→ Given task
Starting at the first line of the listing below, retype each line up to and including the one that contains "month = np.arange(0, 396, 2)". Leave pictures out.

========================

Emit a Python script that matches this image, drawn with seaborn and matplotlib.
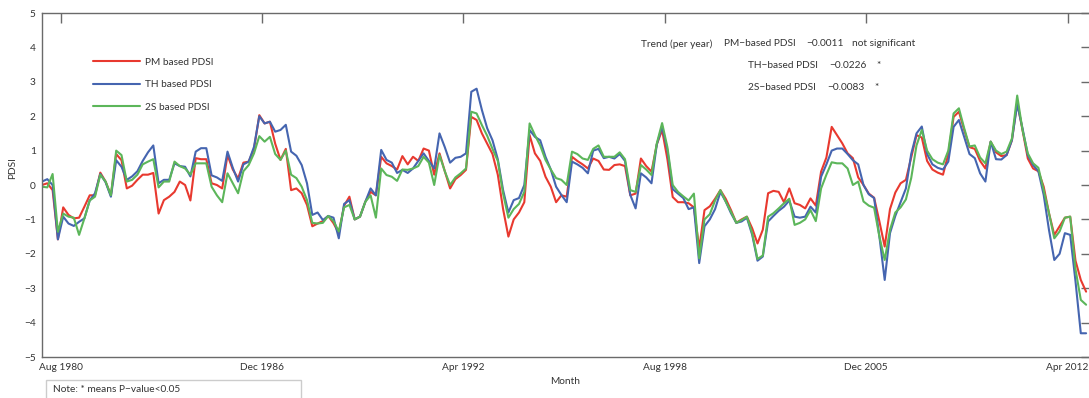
import numpy as np
import pandas as pd
import matplotlib
matplotlib.use("Agg")
import matplotlib.pyplot as plt
from matplotlib.lines import Line2D
from matplotlib.patches import Rectangle
import seaborn as sns

# Month index (bi-monthly samples, 0 = Jan 1980)
month = np.arange(0, 396, 2)

pm_pdsi = [
    0.0, 0.05, -0.15, -1.58, -0.65, -0.87, -0.97, -0.95, -0.63, -0.3,
    -0.3, 0.36, 0.1, -0.3, 0.9, 0.72, -0.1, -0.02, 0.15, 0.3,
    0.3, 0.35, -0.83, -0.44, -0.34, -0.2, 0.1, 0.0, -0.45, 0.78,
    0.75, 0.75, 0.05, 0.0, -0.1, 0.87, 0.45, 0.19, 0.65, 0.68,
    1.05, 2.03, 1.79, 1.84, 1.2, 0.73, 1.05, -0.15, -0.1, -0.24,
    -0.58, -1.2, -1.12, -1.05, -0.9, -1.11, -1.4, -0.6, -0.34, -1.0,
    -0.92, -0.49, -0.2, -0.3, 0.82, 0.63, 0.55, 0.45, 0.84, 0.6,
    0.82, 0.7, 1.06, 1.0, 0.3, 0.92, 0.4, -0.1, 0.17, 0.29,
    0.44, 1.98, 1.89, 1.5, 1.2, 0.9, 0.3, -0.7, -1.5, -1.0,
    -0.8, -0.5, 1.45, 0.92, 0.7, 0.24, -0.05, -0.5, -0.3, -0.34,
    0.82, 0.7, 0.6, 0.48, 0.77, 0.7, 0.45, 0.44, 0.58, 0.6,
    0.55, -0.3, -0.25, 0.77, 0.55, 0.39, 1.18, 1.6, 0.75, -0.35,
    -0.5, -0.5, -0.53, -0.65, -1.84, -0.73, -0.62, -0.4, -0.15, -0.4,
    -0.73, -1.1, -1.0, -0.92, -1.26, -1.7, -1.3, -0.24, -0.17, -0.2,
    -0.5, -0.1, -0.53, -0.58, -0.68, -0.39, -0.6, 0.39, 0.8, 1.69,
    1.45, 1.21, 0.92, 0.78, 0.22, 0.0, -0.25, -0.37, -1.06, -1.79,
    -0.7, -0.22, 0.05, 0.15, 0.8, 1.45, 1.38, 0.7, 0.45, 0.36,
    0.3, 0.9, 1.98, 2.13, 1.6, 1.1, 1.05, 0.7, 0.48, 1.26,
    0.95, 0.84, 0.87, 1.3, 2.4, 1.6, 0.77, 0.48, 0.4, -0.05,
    -0.82, -1.45, -1.2, -0.95, -0.92, -2.2, -2.76, -3.1,
]

th_pdsi = [
    0.1, 0.17, 0.0, -1.58, -0.92, -1.12, -1.19, -1.07, -0.97, -0.45,
    -0.24, 0.32, 0.08, -0.34, 0.72, 0.53, 0.15, 0.25, 0.4, 0.7,
    0.95, 1.15, 0.05, 0.15, 0.15, 0.63, 0.55, 0.53, 0.25, 0.97,
    1.07, 1.07, 0.28, 0.22, 0.12, 0.97, 0.5, 0.1, 0.6, 0.68,
    1.11, 2.0, 1.79, 1.84, 1.55, 1.6, 1.75, 0.97, 0.85, 0.58,
    0.05, -0.87, -0.8, -1.02, -0.9, -0.95, -1.55, -0.55, -0.44, -1.0,
    -0.92, -0.49, -0.1, -0.3, 1.02, 0.73, 0.65, 0.35, 0.44, 0.35,
    0.48, 0.7, 0.92, 0.7, 0.48, 1.5, 1.1, 0.65, 0.79, 0.82,
    0.92, 2.71, 2.8, 2.18, 1.65, 1.3, 0.75, -0.15, -0.8, -0.44,
    -0.38, 0.0, 1.6, 1.4, 1.3, 0.82, 0.45, -0.05, -0.29, -0.5,
    0.68, 0.6, 0.5, 0.34, 1.0, 1.05, 0.78, 0.82, 0.77, 0.9,
    0.7, -0.29, -0.68, 0.34, 0.22, 0.05, 1.18, 1.7, 1.02, -0.12,
    -0.25, -0.38, -0.7, -0.65, -2.27, -1.2, -1.0, -0.7, -0.2, -0.48,
    -0.82, -1.1, -1.06, -0.95, -1.45, -2.2, -2.08, -1.06, -0.9, -0.75,
    -0.63, -0.45, -0.92, -0.95, -0.92, -0.63, -0.8, 0.24, 0.6, 1.0,
    1.06, 1.06, 0.9, 0.72, 0.6, 0.0, -0.27, -0.38, -1.5, -2.76,
    -1.4, -0.9, -0.5, -0.1, 0.9, 1.5, 1.7, 0.9, 0.6, 0.5,
    0.45, 0.68, 1.69, 1.89, 1.4, 0.9, 0.78, 0.34, 0.1, 1.26,
    0.75, 0.74, 0.87, 1.3, 2.35, 1.65, 0.87, 0.58, 0.4, -0.29,
    -1.31, -2.18, -2.0, -1.4, -1.45, -2.8, -4.31, -4.31,
]

s2_pdsi = [
    -0.05, -0.07, 0.32, -1.36, -0.83, -0.92, -0.95, -1.45, -0.97, -0.45,
    -0.34, 0.3, 0.1, -0.3, 1.0, 0.87, 0.1, 0.15, 0.3, 0.6,
    0.68, 0.75, -0.07, 0.1, 0.1, 0.68, 0.55, 0.48, 0.3, 0.63,
    0.63, 0.63, -0.05, -0.3, -0.5, 0.34, 0.05, -0.24, 0.4, 0.58,
    0.92, 1.42, 1.26, 1.4, 0.9, 0.73, 1.0, 0.3, 0.2, -0.05,
    -0.44, -1.1, -1.12, -1.1, -0.9, -1.05, -1.35, -0.65, -0.58, -1.0,
    -0.92, -0.49, -0.3, -0.95, 0.48, 0.29, 0.24, 0.12, 0.45, 0.44,
    0.48, 0.55, 0.82, 0.65, 0.0, 0.87, 0.4, 0.0, 0.22, 0.34,
    0.48, 2.13, 2.08, 1.74, 1.43, 1.05, 0.7, -0.25, -0.95, -0.7,
    -0.55, -0.2, 1.79, 1.45, 1.15, 0.73, 0.45, 0.2, 0.15, 0.0,
    0.97, 0.9, 0.77, 0.73, 1.05, 1.15, 0.82, 0.82, 0.82, 0.95,
    0.75, -0.15, -0.2, 0.58, 0.45, 0.29, 1.21, 1.8, 1.1, 0.0,
    -0.2, -0.33, -0.45, -0.25, -2.13, -1.0, -0.85, -0.45, -0.15, -0.48,
    -0.78, -1.1, -1.02, -0.92, -1.4, -2.15, -2.05, -0.92, -0.82, -0.68,
    -0.53, -0.4, -1.16, -1.1, -1.0, -0.73, -1.05, -0.1, 0.3, 0.66,
    0.63, 0.63, 0.48, 0.0, 0.1, -0.48, -0.6, -0.66, -1.5, -2.18,
    -1.3, -0.8, -0.65, -0.42, 0.2, 1.15, 1.6, 1.0, 0.75, 0.65,
    0.6, 1.0, 2.08, 2.23, 1.65, 1.12, 1.15, 0.8, 0.63, 1.26,
    1.0, 0.9, 0.97, 1.35, 2.6, 1.6, 0.92, 0.63, 0.5, -0.15,
    -0.82, -1.55, -1.35, -0.95, -0.92, -2.45, -3.34, -3.48,
]

series_names = ["PM based PDSI", "TH based PDSI", "2S based PDSI"]
series_colors = ["#e8392f", "#4565b0", "#5cb65a"]

tick_months = [7, 83, 159, 235, 311, 387]
tick_labels = ["Aug 1980", "Dec 1986", "Apr 1992", "Aug 1998", "Dec 2005", "Apr 2012"]

trend_rows = [
    ("PM\u2212based PDSI", "\u22120.0011", "not significant"),
    ("TH\u2212based PDSI", "\u22120.0226", "*"),
    ("2S\u2212based PDSI", "\u22120.0083", "*"),
]

df = pd.DataFrame({
    "month": np.concatenate([month] * 3),
    "PDSI": np.concatenate([pm_pdsi, th_pdsi, s2_pdsi]),
    "series": np.repeat(series_names, len(month)),
})

FS = 7.3
sns.set_style("white")
plt.rcParams["font.family"] = ["Lato", "DejaVu Sans"]
plt.rcParams["font.size"] = FS

W, H = 1089, 398
fig = plt.figure(figsize=(W / 100, H / 100), dpi=100)
ax_left, ax_right, ax_top, ax_bot = 42, 1091.4, 13, 357
ax = fig.add_axes([ax_left / W, 1 - ax_bot / H, (ax_right - ax_left) / W, (ax_bot - ax_top) / H])

palette = dict(zip(series_names, series_colors))
sns.lineplot(data=df, x="month", y="PDSI", hue="series", hue_order=series_names,
             palette=palette, linewidth=1.5, ax=ax, legend=False)

ax.set_xlim(0, 396)
ax.set_ylim(-5, 5)
ax.set_yticks(range(-5, 6))
ax.set_xticks(tick_months)
ax.set_xticklabels(tick_labels)
ax.set_xlabel("")
ax.set_ylabel("")

spine_col = "#6a6a6a"
for sp in ax.spines.values():
    sp.set_visible(True)
    sp.set_color(spine_col)
    sp.set_linewidth(1.0)
ax.tick_params(axis="both", direction="in", length=7, width=1.0, color=spine_col,
               labelcolor="#333333", labelsize=FS, top=True, right=True, pad=4.5)


def fx(x):
    return x / W


def fy(y):
    return 1 - y / H


# legend
handles = [Line2D([0], [0], color=c, lw=1.5) for c in series_colors]
fig.legend(handles, series_names, loc="upper left", bbox_to_anchor=(fx(93), fy(57.5)),
           bbox_transform=fig.transFigure, frameon=False, borderpad=0, borderaxespad=0,
           handlelength=4.6, handletextpad=0.5, labelspacing=1.32, fontsize=FS,
           labelcolor="#333333")

# trend annotation
txt = dict(fontsize=FS, color="#333333", va="center", ha="left")
fig.text(fx(641), fy(44), "Trend (per year)", **txt)
row_y = [44, 66, 88]
name_x = [724, 748, 748]
val_x = [806, 829, 827]
flag_x = [852, 876, 874]
for (name, val, flag), y, nx, vx, sx in zip(trend_rows, row_y, name_x, val_x, flag_x):
    fig.text(fx(nx), fy(y), name, **txt)
    fig.text(fx(vx), fy(y), val, **txt)
    fig.text(fx(sx), fy(y), flag, **txt)

# axis titles
fig.text(fx(565), fy(381), "Month", fontsize=FS, color="#333333", ha="center", va="center")
fig.text(fx(13), fy(168), "PDSI", fontsize=FS, color="#333333", ha="center", va="center",
         rotation=90)

# note box
fig.patches.append(Rectangle((fx(46), fy(405)), fx(301) - fx(46), fy(380) - fy(405),
                             transform=fig.transFigure, fill=False,
                             edgecolor="#cccccc", linewidth=1.0))
fig.text(fx(53), fy(390), "Note: * means P\u2212value<0.05", fontsize=FS, color="#333333",
         ha="left", va="center")

fig.savefig("out.png", dpi=100)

========================

→ Worked solution
Emit a Python script that matches this image, drawn with seaborn and matplotlib.
import numpy as np
import pandas as pd
import matplotlib
matplotlib.use("Agg")
import matplotlib.pyplot as plt
from matplotlib.lines import Line2D
from matplotlib.patches import Rectangle
import seaborn as sns

# Month index (bi-monthly samples, 0 = Jan 1980)
month = np.arange(0, 396, 2)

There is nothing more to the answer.